Again, we now don't specify any of the styling attributes manually.
# Create a dataframe where area is not null
df_has_area = df.copy()
df_has_area = df_has_area[df_has_area['area'].isnull() == False]
# Create color mappings
df_has_area['bedrooms'].unique()
# Look at points within the 95 percentile
df_has_area = df_has_area[df_has_area['area'] < np.percentile(df_has_area['area'].values, 95)]
# Define our ColumnDataSource
source = ColumnDataSource(df_has_area)
# Create our figure
p = figure(title="Price vs. Square Footage")
# Plot our data
p.scatter(x='area', y='price', line_color='#000000', source=source, size=10)
show(p)
One nice feature of Bokeh is you can leverage Pandas to create columns and then use them in your plot. In this example we will map each discrete value for bedrooms to a color and then use that to color out plot.

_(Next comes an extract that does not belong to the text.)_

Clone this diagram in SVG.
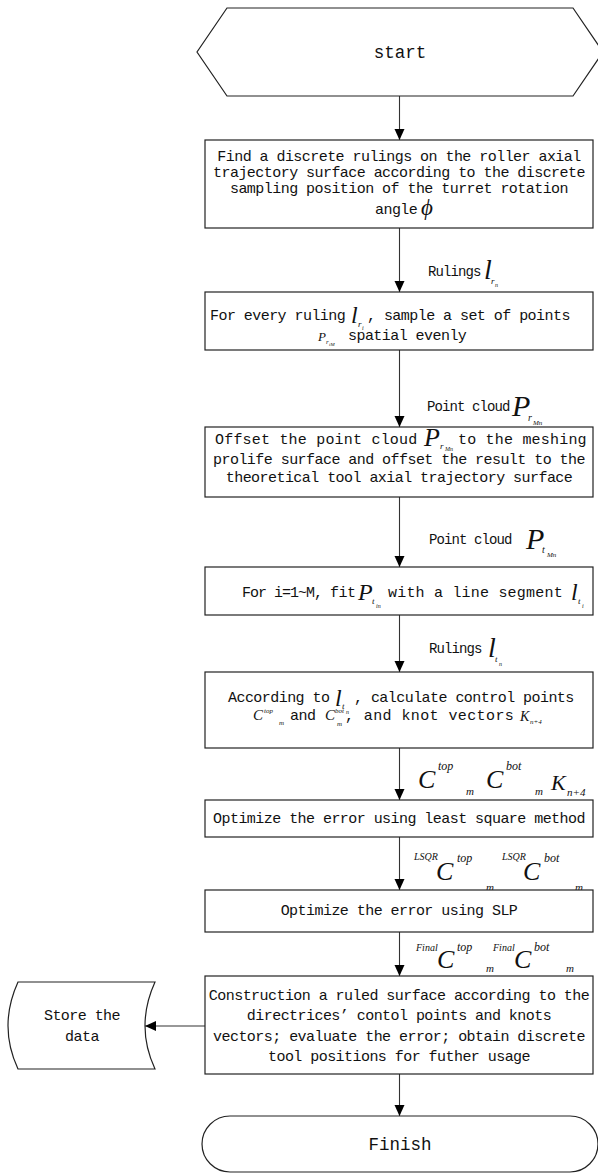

# Create a dataframe where area is not null
df_has_area = df.copy()
df_has_area = df_has_area[df_has_area['area'].isnull() == False]
# Create color mappings
df_has_area['bedrooms'].unique()
# Create color column based on the bedroom number
bedroomMapping = {0: 'green', 1: 'red', 2: 'blue', 3: 'yellow', 4: 'purple', 5: 'black', 6: 'teal', None: 'gray'}
df_has_area['color'] = df_has_area['bedrooms'].map(bedroomMapping)

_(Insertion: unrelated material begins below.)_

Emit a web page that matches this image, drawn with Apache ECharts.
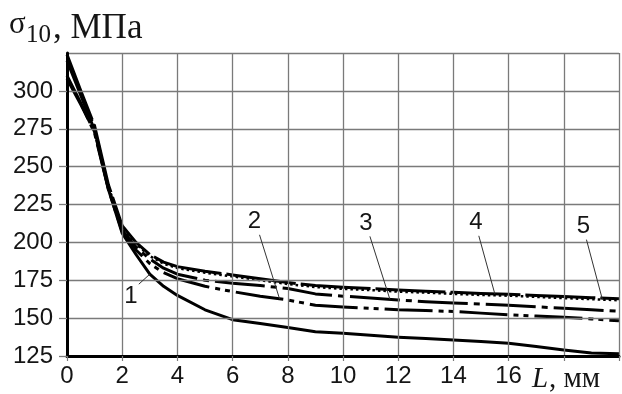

# Look at points within the 95 percentile
df_has_area = df_has_area[df_has_area['area'] < np.percentile(df_has_area['area'].values, 95)]
# Define our ColumnDataSource
source = ColumnDataSource(df_has_area)
# Create our figure
p = figure(title="Price vs. Square Footage")
# Plot our data
p.scatter(x='area', y='price', fill_color='color', line_color='#000000', source=source, size=10)
show(p)
Let's add some of those cool tooltips like Tableau has!

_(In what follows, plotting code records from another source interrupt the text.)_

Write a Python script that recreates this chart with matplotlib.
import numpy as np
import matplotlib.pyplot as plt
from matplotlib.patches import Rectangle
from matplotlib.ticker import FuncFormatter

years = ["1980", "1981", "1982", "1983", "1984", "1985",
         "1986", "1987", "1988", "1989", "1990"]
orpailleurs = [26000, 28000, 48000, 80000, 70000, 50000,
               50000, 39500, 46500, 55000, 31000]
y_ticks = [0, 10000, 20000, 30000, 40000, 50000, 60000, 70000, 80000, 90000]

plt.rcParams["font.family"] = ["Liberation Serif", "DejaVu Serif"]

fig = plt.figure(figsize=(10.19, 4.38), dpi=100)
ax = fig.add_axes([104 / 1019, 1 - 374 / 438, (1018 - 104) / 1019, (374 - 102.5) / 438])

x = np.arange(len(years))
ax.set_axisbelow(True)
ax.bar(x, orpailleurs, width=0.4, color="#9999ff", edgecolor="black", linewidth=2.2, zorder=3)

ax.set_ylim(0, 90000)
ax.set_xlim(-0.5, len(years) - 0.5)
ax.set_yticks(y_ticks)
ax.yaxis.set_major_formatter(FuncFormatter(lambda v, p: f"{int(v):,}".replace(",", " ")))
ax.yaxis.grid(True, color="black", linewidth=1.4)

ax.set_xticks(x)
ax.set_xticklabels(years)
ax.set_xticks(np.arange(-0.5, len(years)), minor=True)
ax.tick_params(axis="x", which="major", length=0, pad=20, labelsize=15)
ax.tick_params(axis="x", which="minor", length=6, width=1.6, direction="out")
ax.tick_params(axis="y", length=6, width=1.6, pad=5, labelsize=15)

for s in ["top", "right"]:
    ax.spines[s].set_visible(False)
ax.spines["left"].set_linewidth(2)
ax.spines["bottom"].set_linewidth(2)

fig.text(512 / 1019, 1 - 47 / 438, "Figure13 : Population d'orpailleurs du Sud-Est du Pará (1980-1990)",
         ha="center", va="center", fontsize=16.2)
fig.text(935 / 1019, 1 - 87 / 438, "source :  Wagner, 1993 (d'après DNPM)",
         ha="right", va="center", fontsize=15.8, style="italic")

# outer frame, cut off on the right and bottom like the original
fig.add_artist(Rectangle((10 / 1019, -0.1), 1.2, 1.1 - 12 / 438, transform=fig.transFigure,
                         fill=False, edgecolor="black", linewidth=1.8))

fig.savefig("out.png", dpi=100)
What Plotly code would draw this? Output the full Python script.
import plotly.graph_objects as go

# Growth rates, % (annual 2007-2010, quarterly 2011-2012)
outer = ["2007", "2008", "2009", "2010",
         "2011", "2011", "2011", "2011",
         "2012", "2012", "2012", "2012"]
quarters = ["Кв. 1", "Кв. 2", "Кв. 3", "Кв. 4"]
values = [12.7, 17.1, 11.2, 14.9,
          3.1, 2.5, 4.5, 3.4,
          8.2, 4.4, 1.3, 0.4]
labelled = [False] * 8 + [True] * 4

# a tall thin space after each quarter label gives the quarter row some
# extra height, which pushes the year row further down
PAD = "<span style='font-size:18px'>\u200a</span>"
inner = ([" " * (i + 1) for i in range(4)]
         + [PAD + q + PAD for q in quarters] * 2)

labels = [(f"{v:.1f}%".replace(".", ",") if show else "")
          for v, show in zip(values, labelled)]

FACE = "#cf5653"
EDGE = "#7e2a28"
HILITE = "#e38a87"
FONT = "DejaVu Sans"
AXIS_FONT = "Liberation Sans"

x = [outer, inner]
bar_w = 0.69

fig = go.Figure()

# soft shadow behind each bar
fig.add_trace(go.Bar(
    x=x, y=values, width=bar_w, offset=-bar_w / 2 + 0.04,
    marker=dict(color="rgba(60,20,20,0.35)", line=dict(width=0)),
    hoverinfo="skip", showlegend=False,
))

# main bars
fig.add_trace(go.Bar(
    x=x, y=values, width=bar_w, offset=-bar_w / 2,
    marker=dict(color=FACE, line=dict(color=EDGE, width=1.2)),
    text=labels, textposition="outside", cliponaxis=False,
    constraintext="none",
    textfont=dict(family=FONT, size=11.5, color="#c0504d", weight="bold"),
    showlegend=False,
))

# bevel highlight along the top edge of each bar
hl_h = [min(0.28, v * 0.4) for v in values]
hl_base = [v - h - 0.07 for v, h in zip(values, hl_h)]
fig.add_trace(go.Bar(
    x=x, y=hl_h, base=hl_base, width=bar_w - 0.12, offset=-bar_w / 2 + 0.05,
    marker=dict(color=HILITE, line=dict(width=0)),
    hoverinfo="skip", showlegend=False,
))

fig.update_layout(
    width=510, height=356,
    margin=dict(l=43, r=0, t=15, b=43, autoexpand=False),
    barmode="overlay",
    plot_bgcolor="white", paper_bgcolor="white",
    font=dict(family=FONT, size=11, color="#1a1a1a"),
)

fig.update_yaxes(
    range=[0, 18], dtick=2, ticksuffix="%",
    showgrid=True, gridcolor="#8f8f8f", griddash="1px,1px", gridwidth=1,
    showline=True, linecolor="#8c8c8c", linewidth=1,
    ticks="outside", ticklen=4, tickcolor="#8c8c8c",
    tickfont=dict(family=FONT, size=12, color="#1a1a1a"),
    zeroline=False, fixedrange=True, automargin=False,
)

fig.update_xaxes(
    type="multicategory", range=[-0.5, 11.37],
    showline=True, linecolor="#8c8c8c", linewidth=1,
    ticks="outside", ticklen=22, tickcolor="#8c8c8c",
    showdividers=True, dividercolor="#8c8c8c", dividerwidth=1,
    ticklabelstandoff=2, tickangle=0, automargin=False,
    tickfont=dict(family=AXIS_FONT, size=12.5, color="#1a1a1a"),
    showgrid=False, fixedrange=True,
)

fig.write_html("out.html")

# Create a dataframe where area is not null
df_has_area = df.copy()
df_has_area = df_has_area[df_has_area['area'].isnull() == False]
# Create color mappings
df_has_area['bedrooms'].unique()
# Create color column based on the bedroom number
bedroomMapping = {0: 'green', 1: 'red', 2: 'blue', 3: 'yellow', 4: 'purple', 5: 'black', 6: 'teal', None: 'gray'}
df_has_area['color'] = df_has_area['bedrooms'].map(bedroomMapping)
# Look at points within the 95 percentile
df_has_area = df_has_area[df_has_area['area'] < np.percentile(df_has_area['area'].values, 95)]
# Define our ColumnDataSource
source = ColumnDataSource(df_has_area)
# Create our figure
p = figure(title="Price vs. Square Footage")
# Plot our data
p.scatter(x='area', y='price', fill_color='color', line_color='#000000', source=source, size=10)
# Create our tooltip
tooltips = """
<div style="width:500px;">
<h5 style="color:#0015bc; display:inline; font-size:1.2em">Craigslist URL: </h5>
<h5 style="color:#000000; font-size: 1.2em; display:inline;">@url</h5>
</div>
<div class="tooltip-section">
<h5 style="color:#0015bc; display:inline; font-size:1.2em">Price ($): </h5>
<h5 style="color:#000000; font-size: 1.2em; display:inline;">$@price{0,0}</h5>
</div>
<div class="tooltip-section">
<h5 style="color:#0015bc; display:inline; font-size:1.2em">Square Footage: </h5>
<h5 style="color:#000000; font-size: 1.2em; display:inline;">@area{0,0}</h5>
</div>
"""
p.add_tools(HoverTool(tooltips=tooltips))
show(p)
That is just the beginning of Bokeh. If you do use Pandas a lot I highly encourage you to continue learning with Bokeh as it has really served me well for creating visualizations, especially if you are them a lot with colleagues.